廃炉に向けた作業が続く東京電力福島第一原発。敷地内には汚染水のタンクが並ぶ=11日午前、福島県大熊町、朝日新聞社ヘリから、仙波理撮影
東京電力福島第一原発の汚染水対策の「切り札」として、東電と国が建設した凍土壁。345億円の国費が投じられた。ほとんどの地点が凍ったとみられるが、大雨が降ると建屋に流れ込む地下水が急増するなど、頼りなさが露呈。最大の目標である地下水の抑制効果は、期待されたほど上がっていない。放射能の強い高濃度汚染水がたまっている限り、外部に漏れ出す恐れが残るだけでなく、本格的な廃炉作業に入れない状態が続くことになる。(川原千夏子、東山正宜)

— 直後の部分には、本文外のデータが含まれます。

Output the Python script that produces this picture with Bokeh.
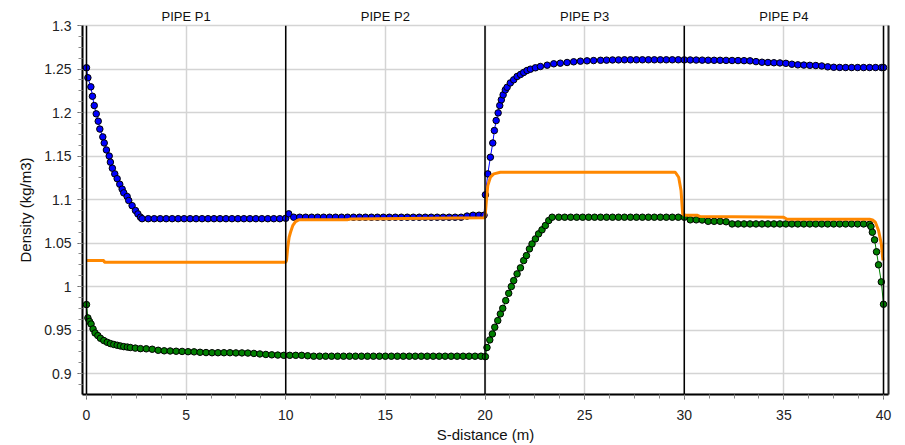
from bokeh.plotting import figure
from bokeh.models import (Range1d, LinearAxis, SingleIntervalTicker, FixedTicker,
                          NumeralTickFormatter, Span)
from bokeh.embed import file_html
from bokeh.resources import INLINE

# ---------------- data ----------------
PIPE_BOUNDS = [0, 10, 20, 30, 40]
PIPE_NAMES = ["PIPE P1", "PIPE P2", "PIPE P3", "PIPE P4"]

BLUE_X = [
    0.0, 0.07, 0.22, 0.30, 0.39, 0.49, 0.59, 0.67, 0.82, 0.89,
    1.00, 1.14, 1.20, 1.30, 1.42, 1.54, 1.67, 1.79, 1.87, 2.04,
    2.12, 2.29, 2.46, 2.58, 2.71, 2.79,
    3.1, 3.4, 3.7, 4.0, 4.3, 4.6, 4.9, 5.2, 5.5, 5.8, 6.1, 6.4,
    6.7, 7.0, 7.3, 7.6, 7.9, 8.2, 8.5, 8.8, 9.1, 9.4, 9.7,
    10.0, 10.15,
    10.4, 10.7, 11.0, 11.3, 11.6, 11.9, 12.2, 12.5, 12.8, 13.1, 13.4,
    13.7, 14.0, 14.3, 14.6, 14.9, 15.2, 15.5, 15.8, 16.1, 16.4, 16.7,
    17.0, 17.3, 17.6, 17.9, 18.2, 18.5, 18.8, 19.1, 19.4, 19.7, 19.95,
    20.02, 20.14, 20.27, 20.39, 20.47, 20.56, 20.66, 20.74, 20.82, 20.91,
    21.02, 21.11, 21.27, 21.44, 21.61, 21.78, 21.94, 22.11, 22.28, 22.53,
    22.78, 23.12, 23.45, 23.78, 24.12, 24.45, 24.79, 25.12,
    25.45, 25.8, 26.1, 26.4, 26.7, 27.0, 27.3, 27.6, 27.9, 28.2, 28.5,
    28.8, 29.1, 29.4, 29.7, 30.0,
    30.3, 30.6, 30.9, 31.2, 31.5, 31.8, 32.1, 32.4, 32.7, 33.0, 33.3,
    33.6, 33.9, 34.2, 34.5, 34.8, 35.1, 35.4, 35.7, 36.0, 36.3, 36.6,
    36.9, 37.2, 37.5, 37.8, 38.1, 38.4, 38.7, 39.0, 39.3, 39.6, 39.9, 40.0,
]
BLUE_Y = [
    1.2514, 1.2400, 1.2295, 1.2187, 1.2080, 1.1985, 1.1900, 1.1810, 1.1720, 1.1650,
    1.1570, 1.1500, 1.1430, 1.1360, 1.1295, 1.1240, 1.1176, 1.1120, 1.1077, 1.1035,
    1.0989, 1.0930, 1.0874, 1.0835, 1.0797, 1.0780,
    1.078, 1.078, 1.078, 1.078, 1.078, 1.078, 1.078, 1.078, 1.078, 1.078, 1.078, 1.078,
    1.078, 1.078, 1.078, 1.078, 1.078, 1.078, 1.078, 1.078, 1.078, 1.078, 1.078,
    1.0785, 1.0836,
    1.0797, 1.0797, 1.0797, 1.0797, 1.0797, 1.0797, 1.0797, 1.0797, 1.0797, 1.0797, 1.0797,
    1.0797, 1.0797, 1.0797, 1.0797, 1.0797, 1.0797, 1.0797, 1.0797, 1.0797, 1.0797, 1.0797,
    1.0797, 1.0797, 1.0797, 1.0797, 1.0797, 1.0797, 1.0797, 1.081, 1.082, 1.082, 1.082,
    1.1054, 1.1295, 1.1486, 1.1650, 1.1793, 1.1908, 1.1996, 1.2080, 1.2146, 1.2203,
    1.2260, 1.2290, 1.2340, 1.2376, 1.2414, 1.2437, 1.2460, 1.2483, 1.2498, 1.2514,
    1.2529, 1.2544, 1.2560, 1.2567, 1.2575, 1.2583, 1.2590, 1.2594,
    1.2597, 1.2600, 1.2602, 1.2604, 1.2605, 1.2606, 1.2606, 1.2606, 1.2606, 1.2606, 1.2606,
    1.2606, 1.2606, 1.2606, 1.2606, 1.2605,
    1.2604, 1.2603, 1.2602, 1.2601, 1.2600, 1.2600, 1.2599, 1.2598, 1.2597, 1.2596, 1.2594,
    1.2585, 1.2578, 1.2575, 1.2572, 1.2570, 1.2565, 1.2555, 1.2548, 1.2545, 1.2542, 1.2540,
    1.2535, 1.2525, 1.2520, 1.2518, 1.2517, 1.2517, 1.2517, 1.2517, 1.2517, 1.2517, 1.2517, 1.2517,
]

GREEN_X = [
    0.0, 0.07, 0.15, 0.23, 0.33, 0.43, 0.57, 0.70, 0.87, 1.04,
    1.20, 1.37, 1.54, 1.70, 1.87, 2.05, 2.20, 2.45, 2.71,
    3.0, 3.3, 3.6, 3.9, 4.2, 4.5, 4.8, 5.1, 5.4, 5.7, 6.0, 6.3,
    6.6, 6.9, 7.2, 7.5, 7.8, 8.1, 8.4, 8.7, 9.0, 9.3, 9.6, 9.9,
    10.2, 10.5, 10.8, 11.1, 11.4, 11.7, 12.0, 12.3, 12.6, 12.9, 13.2,
    13.5, 13.8, 14.1, 14.4, 14.7, 15.0, 15.3, 15.6, 15.9, 16.2, 16.5,
    16.8, 17.1, 17.4, 17.7, 18.0, 18.3, 18.6, 18.9, 19.2, 19.5, 19.8,
    20.02, 20.10, 20.24, 20.37, 20.49, 20.64, 20.77, 20.89, 21.04, 21.19,
    21.32, 21.44, 21.61, 21.78, 21.94, 22.08, 22.23, 22.36, 22.53, 22.69,
    22.86, 23.03, 23.20, 23.37,
    23.7, 24.0, 24.3, 24.6, 24.9, 25.2, 25.5, 25.8, 26.1, 26.4, 26.7,
    27.0, 27.3, 27.6, 27.9, 28.2, 28.5, 28.8, 29.1, 29.4, 29.7, 30.0,
    30.3, 30.6, 30.9, 31.2, 31.5, 31.8, 32.1, 32.4, 32.7, 33.0, 33.3,
    33.6, 33.9, 34.2, 34.5, 34.8, 35.1, 35.4, 35.7, 36.0, 36.3, 36.6,
    36.9, 37.2, 37.5, 37.8, 38.1, 38.4, 38.7, 39.0, 39.3,
    39.37, 39.44, 39.55, 39.65, 39.75, 39.89, 40.0,
]
GREEN_Y = [
    0.9793, 0.9640, 0.9600, 0.9570, 0.9513, 0.9467, 0.9437, 0.9406, 0.9380, 0.9360,
    0.9345, 0.9335, 0.9326, 0.9318, 0.9310, 0.9305, 0.9300, 0.9293, 0.9287,
    0.9285, 0.9280, 0.9268, 0.9262, 0.9260, 0.9257, 0.9255, 0.9252, 0.9250, 0.9245, 0.9242, 0.9240,
    0.9240, 0.9240, 0.9240, 0.9238, 0.9238, 0.9236, 0.9232, 0.9226, 0.9220, 0.9216, 0.9213, 0.9210,
    0.9210, 0.9210, 0.9210, 0.9205, 0.9200, 0.9200, 0.9200, 0.9200, 0.9200, 0.9200, 0.9200,
    0.9200, 0.9200, 0.9200, 0.9200, 0.9200, 0.9200, 0.9200, 0.9200, 0.9200, 0.9200, 0.9200,
    0.9200, 0.9200, 0.9200, 0.9200, 0.9200, 0.9200, 0.9200, 0.9200, 0.9200, 0.9200, 0.9200,
    0.9195, 0.9300, 0.9387, 0.9456, 0.9533, 0.9609, 0.9686, 0.9750, 0.9839, 0.9923,
    1.0000, 1.0069, 1.0146, 1.0215, 1.0299, 1.0356, 1.0433, 1.0490, 1.0548, 1.0606,
    1.0652, 1.0701, 1.0759, 1.0797,
    1.0797, 1.0797, 1.0797, 1.0797, 1.0797, 1.0797, 1.0797, 1.0797, 1.0797, 1.0797, 1.0797,
    1.0797, 1.0797, 1.0797, 1.0797, 1.0797, 1.0797, 1.0797, 1.0797, 1.0797, 1.0797, 1.0797,
    1.0767, 1.0767, 1.0765, 1.0750, 1.0750, 1.0750, 1.0745, 1.0720, 1.0720, 1.0720, 1.0720,
    1.0720, 1.0720, 1.0720, 1.0720, 1.0720, 1.0720, 1.0720, 1.0720, 1.0720, 1.0720, 1.0720,
    1.0720, 1.0720, 1.0720, 1.0720, 1.0720, 1.0720, 1.0720, 1.0720, 1.0715,
    1.0690, 1.0624, 1.0537, 1.0400, 1.0250, 1.0054, 0.9797,
]

ORANGE_X = [
    0.0, 0.87, 0.9, 10.0, 10.04, 10.1, 10.17, 10.24, 10.35, 10.49,
    10.65, 13.08, 13.25, 19.98, 20.02, 20.07, 20.14, 20.27, 20.44, 20.77,
    29.55, 29.72, 29.84, 29.92, 30.0, 30.64, 30.8, 34.99, 35.16, 39.3,
    39.45, 39.59, 39.75, 39.89, 39.97,
]
ORANGE_Y = [
    1.0299, 1.0299, 1.028, 1.028, 1.030, 1.045, 1.0567, 1.0624, 1.070, 1.0747,
    1.0767, 1.0767, 1.0778, 1.079, 1.085, 1.0989, 1.116, 1.1257, 1.1295, 1.1314,
    1.1314, 1.1256, 1.110, 1.0836, 1.082, 1.082, 1.0805, 1.0797, 1.0774, 1.0774,
    1.0765, 1.0739, 1.0644, 1.049, 1.030,
]

for a, b, n in [(BLUE_X, BLUE_Y, "blue"), (GREEN_X, GREEN_Y, "green"),
                (ORANGE_X, ORANGE_Y, "orange")]:
    assert len(a) == len(b), f"{n}: {len(a)} x vs {len(b)} y"

X_RANGE = (-0.2, 40.25)
Y_RANGE = (0.876, 1.3)

# ---------------- figure ----------------
FONT = "Liberation Sans"
p = figure(width=905, height=445, output_backend="svg", toolbar_location=None,
           x_range=Range1d(*X_RANGE), y_range=Range1d(*Y_RANGE),
           min_border_left=82, min_border_right=17, min_border_top=25,
           min_border_bottom=51)
p.background_fill_color = "white"
p.border_fill_color = "white"
p.outline_line_color = "#d4d4d4"
p.outline_line_width = 1.5

# grids
p.xgrid.ticker = SingleIntervalTicker(interval=5)
p.ygrid.ticker = SingleIntervalTicker(interval=0.05)
for g in (p.xgrid, p.ygrid):
    g.grid_line_color = "#d4d4d4"
    g.grid_line_width = 1.5

# bottom axis
xa = p.xaxis[0]
xa.ticker = SingleIntervalTicker(interval=5, num_minor_ticks=4)
xa.axis_label = "S-distance (m)"
# left axis
ya = p.yaxis[0]
ya.ticker = SingleIntervalTicker(interval=0.05, num_minor_ticks=4)
ya.formatter = NumeralTickFormatter(format="0.[00]")
ya.axis_label = "Density (kg/m3)"

for ax in (xa, ya):
    ax.axis_line_color = "black"
    ax.axis_line_width = 2
    ax.major_tick_in = 0
    ax.major_tick_out = 5
    ax.minor_tick_in = 0
    ax.minor_tick_out = 4
    ax.major_tick_line_color = "#555555"
    ax.minor_tick_line_color = "#888888"
    ax.major_label_text_font = FONT
    ax.major_label_text_font_size = "14px"
    ax.major_label_text_color = "#222222"
    ax.axis_label_text_font = FONT
    ax.axis_label_text_font_size = "15px"
    ax.axis_label_text_font_style = "normal"
    ax.axis_label_text_color = "#111111"
xa.major_label_standoff = 10
xa.axis_label_standoff = 3
ya.major_label_standoff = 6
ya.axis_label_standoff = 7

# right edge line
ra = LinearAxis(ticker=FixedTicker(ticks=[]), axis_line_color="#222222",
                axis_line_width=2, major_tick_out=0, major_tick_in=0,
                minor_tick_out=0, minor_tick_in=0, major_label_standoff=0)
p.add_layout(ra, "right")

# pipe labels on an axis above
centers = [(PIPE_BOUNDS[i] + PIPE_BOUNDS[i + 1]) / 2 for i in range(len(PIPE_NAMES))]
ta = LinearAxis(ticker=FixedTicker(ticks=centers),
                major_label_overrides={c: n for c, n in zip(centers, PIPE_NAMES)},
                axis_line_color=None, major_tick_line_color=None,
                minor_tick_line_color=None, major_tick_out=0, major_tick_in=0,
                major_label_standoff=2, major_label_text_font=FONT,
                major_label_text_font_size="13px", major_label_text_color="#111111")
p.add_layout(ta, "above")

# pipe boundaries
for b in PIPE_BOUNDS:
    p.add_layout(Span(location=b, dimension="height", line_color="black",
                      line_width=1.5))

# series
p.line(GREEN_X, GREEN_Y, line_color="#008000", line_width=1)
p.scatter(GREEN_X, GREEN_Y, size=6.5, fill_color="#008000", line_color="black",
          line_width=1)
p.line(BLUE_X, BLUE_Y, line_color="#0000ff", line_width=1)
p.scatter(BLUE_X, BLUE_Y, size=6.5, fill_color="#0000ff", line_color="black",
          line_width=1)
p.line(ORANGE_X, ORANGE_Y, line_color="#ff8800", line_width=3)

open("out.html", "w").write(file_html(p, INLINE))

「最終凍結を始めて以降、地中の温度は0度以下になってきている。だが、評価については時間をかけてゆっくりと精査する」
凍土壁を全面凍結する作業が始まって3カ月になった11月22日。東電の定例会見で、その効果について質問を受けた広報担当者の回答は歯切れが悪かった。
凍土壁は、福島第一原発の1~4号機の原子炉建屋やタービン建屋などの地下に地下水が流れ込むのを抑えるため、建屋をぐるりと囲むように地中に作る「氷の壁」だ。凍結管をおよそ1メートルおきに約30メートルの深さまで打ち込み、マイナス30度の液体を流して周囲の土を凍らせる。全面的に凍結すれば総延長は約1500メートルに及び、山側から海に向かって流れる地下水を、建屋の手前でダムのようにせき止める効果を狙う。
工事は2014年に始まった。段階的に凍結が進み、16年に建屋の海側の列で地下の温度が0度以下になった。凍結する部分を山側に広げていき、今年8月22日に残っていた最後の7メートルの凍結が始まった。
東電によると地中の温度は順調に下がり、2カ月ほどでほとんどの地点が0度以下になった。建屋に流れ込む地下水の量は昨年初めに1日当たり推定190トンだったのが、今年10月前半には110トンまで減少。目標としていた「100トン以下」が近づき、建屋の地下にたまって作業を妨げている高濃度汚染水の除去に道筋が開けたかに見えた。
台風、地下水が大量流入
だが、10月下旬に台風21、22号が大雨を降らすと状況は一変。地下水位が急上昇し、建屋にも大量の地下水が流れ込んだとみられる。結局、10月の1カ月間の平均の流入量は1日あたり310トンと推定される。一連の汚染水対策を始める前の400トンに迫る量だ。